Cash prices fell across the board Wednesday as the influx of chillier weather in northern market areas that had boosted quotes Tuesday proved to be short-lived. Tuesday's June futures decline of 5.6 cents was another bearish influence on the physical market Wednesday.
Midcontinent, Southwest and California numbers tended to take the biggest of Wednesday's price hits, which ranged from about C3 cents at Westcoast Station 2 to a little more than 70 cents in San Juan Basin.
A high-inventory OFO by PG&E (see Transportation Notes) indicated that excess supply is becoming an issue again in western markets. But despite the OFO, Malin and the PG&E citygate each fell only 35 cents or so while Southern California border quotes dropped by more than half a dollar.
And Florida Gas Zone 3 and the Florida citygate seemingly defied Florida Gas Transmission's warning of a potential Overage Alert Day due to forecasts of hot weather in the Florida market area by dropping over 30 cents and about half a dollar, respectively. The Zone 3 dip was one of the Gulf Coast's largest ones.

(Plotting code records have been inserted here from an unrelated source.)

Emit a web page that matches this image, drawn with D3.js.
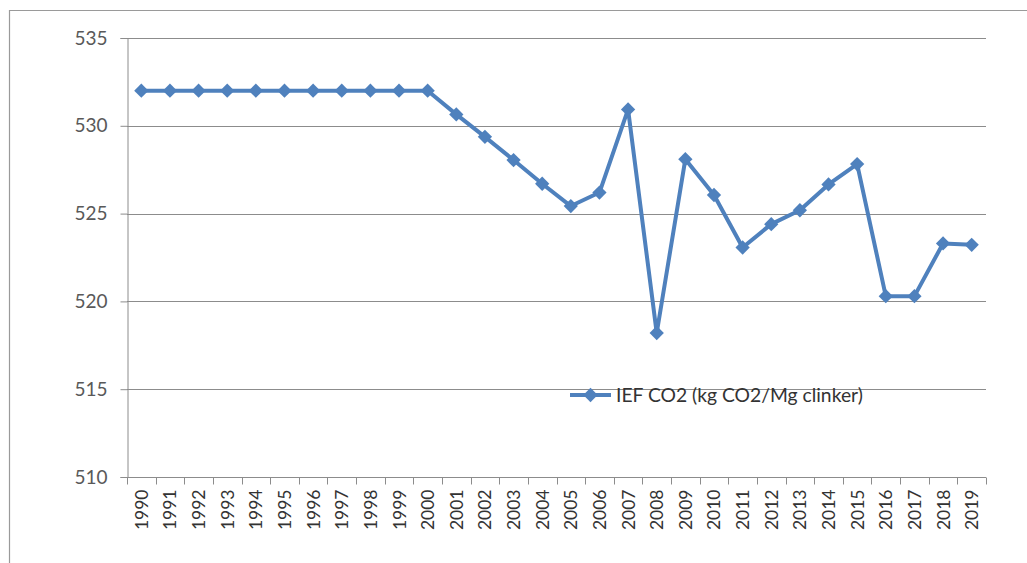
<!DOCTYPE html>
<html>
<head>
<meta charset="utf-8">
<script src="https://cdn.jsdelivr.net/npm/d3@7"></script>
<style>
  html, body { margin: 0; padding: 0; background: #fff; }
  svg { display: block; }
  text { font-family: Lato, "Open Sans", sans-serif; }
</style>
</head>
<body>
<svg id="chart" width="1027" height="563"></svg>
<script>
// Implied emission factor for clinker production, by year
const years = ["1990","1991","1992","1993","1994","1995","1996","1997","1998","1999",
               "2000","2001","2002","2003","2004","2005","2006","2007","2008","2009",
               "2010","2011","2012","2013","2014","2015","2016","2017","2018","2019"];
const iefValues = [532.0, 532.0, 532.0, 532.0, 532.0, 532.0, 532.0, 532.0, 532.0, 532.0,
                   532.0, 530.65, 529.37, 528.05, 526.7, 525.43, 526.2, 530.93, 518.2, 528.1,
                   526.06, 523.07, 524.4, 525.19, 526.66, 527.82, 520.3, 520.3, 523.3, 523.22];
const yTicks = [510, 515, 520, 525, 530, 535];
const seriesName = "IEF CO2 (kg CO2/Mg clinker)";

const svg = d3.select("#chart");
const margin = { left: 127, right: 986, top: 38, bottom: 477 };
const blue = "#4f81bd";
const gridGray = "#8c8c8c";

// chart frame
svg.append("path")
  .attr("d", "M9.5,563 L9.5,10.5 L1027,10.5")
  .attr("fill", "none").attr("stroke", "#9a9a9a").attr("stroke-width", 1.2);

const x = d3.scaleBand().domain(years).range([margin.left, margin.right]).padding(0);
const y = d3.scaleLinear().domain([510, 535]).range([margin.bottom, margin.top]);

// horizontal gridlines
svg.append("g").selectAll("line").data(yTicks.filter(t => t !== 510)).join("line")
  .attr("x1", margin.left).attr("x2", margin.right)
  .attr("y1", d => Math.round(y(d)) + 0.5).attr("y2", d => Math.round(y(d)) + 0.5)
  .attr("stroke", gridGray).attr("stroke-width", 1);

// y axis
const yAxis = svg.append("g")
  .attr("transform", `translate(${margin.left + 0.5},0)`)
  .call(d3.axisLeft(y).tickValues(yTicks).tickSize(7).tickPadding(13).tickFormat(d3.format("d")));
yAxis.select(".domain").attr("stroke", gridGray);
yAxis.selectAll(".tick line").attr("stroke", gridGray);
yAxis.selectAll(".tick text").attr("fill", "#595959").style("font-size", "19px");

// x axis: ticks sit on band boundaries
const xAxisG = svg.append("g").attr("transform", `translate(0,${Math.round(margin.bottom) + 0.5})`);
xAxisG.append("line").attr("x1", margin.left).attr("x2", margin.right)
  .attr("stroke", gridGray);
const boundaries = years.map(d => x(d)).concat([x(years[years.length - 1]) + x.bandwidth()]);
xAxisG.selectAll("line.tk").data(boundaries).join("line").attr("class", "tk")
  .attr("x1", d => Math.round(d) + 0.5).attr("x2", d => Math.round(d) + 0.5)
  .attr("y1", 0).attr("y2", 7).attr("stroke", gridGray);
xAxisG.selectAll("text").data(years).join("text")
  .attr("transform", d => `translate(${x(d) + x.bandwidth() / 2 + 6.5},12) rotate(-90)`)
  .attr("text-anchor", "end")
  .attr("fill", "#333")
  .style("font-size", "17.5px")
  .text(d => d);

// series line
const line = d3.line()
  .x((d, i) => x(years[i]) + x.bandwidth() / 2)
  .y(d => y(d));
svg.append("path").datum(iefValues)
  .attr("d", line)
  .attr("fill", "none").attr("stroke", blue).attr("stroke-width", 4)
  .attr("stroke-linejoin", "round");

const diamond = d3.symbol().type(d3.symbolDiamond2).size(130);
svg.append("g").selectAll("path").data(iefValues).join("path")
  .attr("d", diamond)
  .attr("transform", (d, i) => `translate(${x(years[i]) + x.bandwidth() / 2},${y(d)})`)
  .attr("fill", blue);

// legend
const lg = svg.append("g").attr("transform", "translate(570,395)");
lg.append("line").attr("x1", 0).attr("x2", 41).attr("stroke", blue).attr("stroke-width", 4);
lg.append("path").attr("d", diamond).attr("transform", "translate(20.5,0)").attr("fill", blue);
lg.append("text").attr("x", 46).attr("y", 6.5)
  .attr("fill", "#333").style("font-size", "19.3px").text(seriesName);
</script>
</body>
</html>
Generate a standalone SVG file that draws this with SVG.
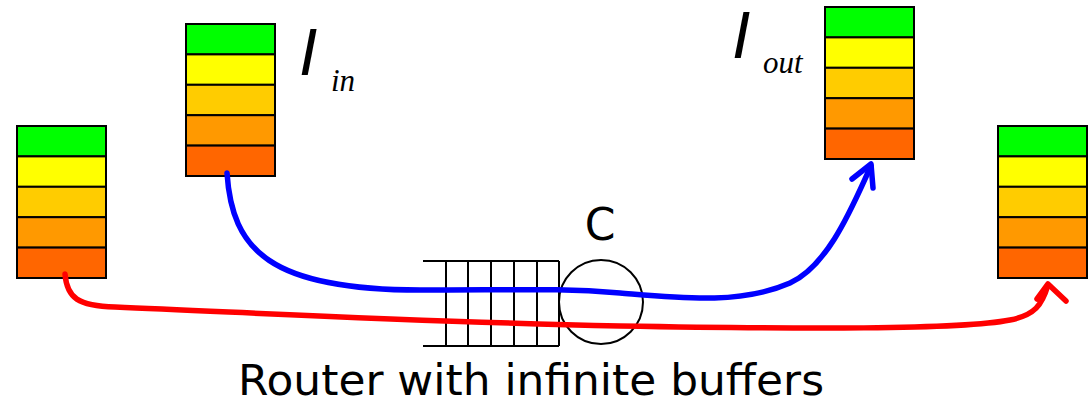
<svg xmlns="http://www.w3.org/2000/svg" width="1088" height="405" viewBox="0 0 1088 405">
<style>
.b{stroke:#000;stroke-width:2}
.c1{fill:#00FF00}.c2{fill:#FFFF00}.c3{fill:#FFCC00}.c4{fill:#FF9900}.c5{fill:#FF6600}
.rl{stroke:#000;stroke-width:2;fill:none}
.lab{font-family:"Liberation Serif","Times New Roman",serif;font-style:italic;fill:#000}
.big{font-family:"Liberation Sans",Arial,sans-serif;font-style:italic;fill:#000}
.sans{font-family:"DejaVu Sans",Tahoma,Verdana,sans-serif;fill:#000}
.flow{fill:none;stroke-width:5.5;stroke-linecap:round;stroke-linejoin:round}
</style>
<defs>
<g id="stack">
<rect class="b c1" x="0" y="0" width="89" height="30.4"/>
<rect class="b c2" x="0" y="30.4" width="89" height="30.4"/>
<rect class="b c3" x="0" y="60.8" width="89" height="30.4"/>
<rect class="b c4" x="0" y="91.2" width="89" height="30.4"/>
<rect class="b c5" x="0" y="121.6" width="89" height="30.4"/>
</g>
</defs>
<rect width="1088" height="405" fill="#fff"/>
<g id="stack-left"><use href="#stack" x="17" y="126"/></g>
<g id="stack-in"><use href="#stack" x="186" y="24"/>
<text class="big" x="299" y="75" font-size="66">I</text>
<text class="lab" x="331" y="91" font-size="31">in</text></g>
<g id="stack-out"><use href="#stack" x="825" y="7"/>
<text class="big" x="732" y="58" font-size="66">I</text>
<text class="lab" x="763" y="73" font-size="31">out</text></g>
<g id="stack-right"><use href="#stack" x="998" y="126"/></g>
<g id="router">
<line class="rl" x1="423" y1="261" x2="559" y2="261"/>
<line class="rl" x1="423" y1="346" x2="559" y2="346"/>
<line class="rl" x1="446" y1="261" x2="446" y2="346"/>
<line class="rl" x1="468" y1="261" x2="468" y2="346"/>
<line class="rl" x1="491" y1="261" x2="491" y2="346"/>
<line class="rl" x1="514" y1="261" x2="514" y2="346"/>
<line class="rl" x1="537" y1="261" x2="537" y2="346"/>
<line class="rl" x1="559" y1="261" x2="559" y2="346"/>
<circle class="rl" cx="601" cy="302" r="42"/>
<text class="sans" x="600" y="240" font-size="44" text-anchor="middle">C</text>
<text class="sans" x="238" y="395" font-size="43" textLength="586" lengthAdjust="spacingAndGlyphs">Router with infinite buffers</text>
</g>
<g id="connectors">
<path class="flow" stroke="#0000FF" d="M227,173 C232,250 270,290 420,290 C520,290 560,288 620,293 C680,298 740,305 790,283 C830,265 855,200 871,166"/>
<polyline class="flow" stroke="#0000FF" points="852,179 871,164 873,188"/>
<path class="flow" stroke="#FF0000" d="M65,274 C67,298 78,306 115,307 C260,313 420,322 620,326 C800,329 960,330 1010,320 C1035,315 1042,305 1048,285"/>
<polyline class="flow" stroke="#FF0000" points="1037,299 1048,284 1066,301"/>
</g>
</svg>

Predictions of Wednesday lows in the 40s in the Midwest and Northeast had helped to send prices higher Tuesday, but the surge in heating load turned out to be fleeting. Most of both regions will see temperatures peaking Thursday in the relatively balmy high 60s to mid 70s.
Cooling load will remain fairly strong in much of the western South as highs continue to reach the 90s Thursday, but widespread rainfall Wednesday will limit peak temperatures in the eastern end to the mid 80s, except in Florida.
A modest heat wave in the Rockies helped keep price losses in the region relatively modest. Denver is expected to top out around 85 degrees Thursday.
Less than two months into the traditional seven-month storage injection season, the two facilities operated by Southern Natural Gas are nearly half full. With total working gas capacity of 60.0 Bcf, the pipeline estimated that 28.5 Bcf, or 48% of capacity, was stashed away as of May 22. However, Southern was well ahead of that refill pace in the past two years. On May 24, 2007 it had 38.9 Bcf (65% of capacity) in storage, and on May 25, 2006 the facilities contained a whopping 45.1 Bcf (75%).
A Houston-based marketer expects the expiration-day screen's increase of 11.5 cents to generate a moderate cash rally Thursday. He was not surprised that the June contract settled as high as it did, saying he thought it "might clear $12." He noted that the new prompt-month July contract was already over $12 in after-hours trading late Wednesday afternoon.
The marketer said he looks for the Chicago citygate index for June to be $11.87. It was averaging around $11.83 over the course of Friday and Tuesday, he said, but he thought Wednesday's gains added another 4 cents to the citygate value. Chicago basis and index-based deals moved around a lot Wednesday because the screen also was volatile, he said. He figured last-day settlement basis at about minus 5 cents.
"It is crazy" how indexes are spiking again for June, said an industrial end-user. He said he encountered no problems with obtaining physical molecules for June; the problem was how high the prices were. He thinks many traders are waiting to see how storage numbers turn out in the near term before they make any new strategic market moves.
Futures traders are indicating further big gains in June first-of-month indexes. The June contract rose 11.5 cents on expiration day to settle at $11.916, or 63.6 cents higher than the May closeout.
Citi Futures Perspective analyst Tim Evans expects an 82 Bcf storage injection to be reported for the week ending May 23. Looking further ahead, he projects increasing builds of 100 Bcf and 115 Bcf for the weeks ending May 30 and June 6, respectively.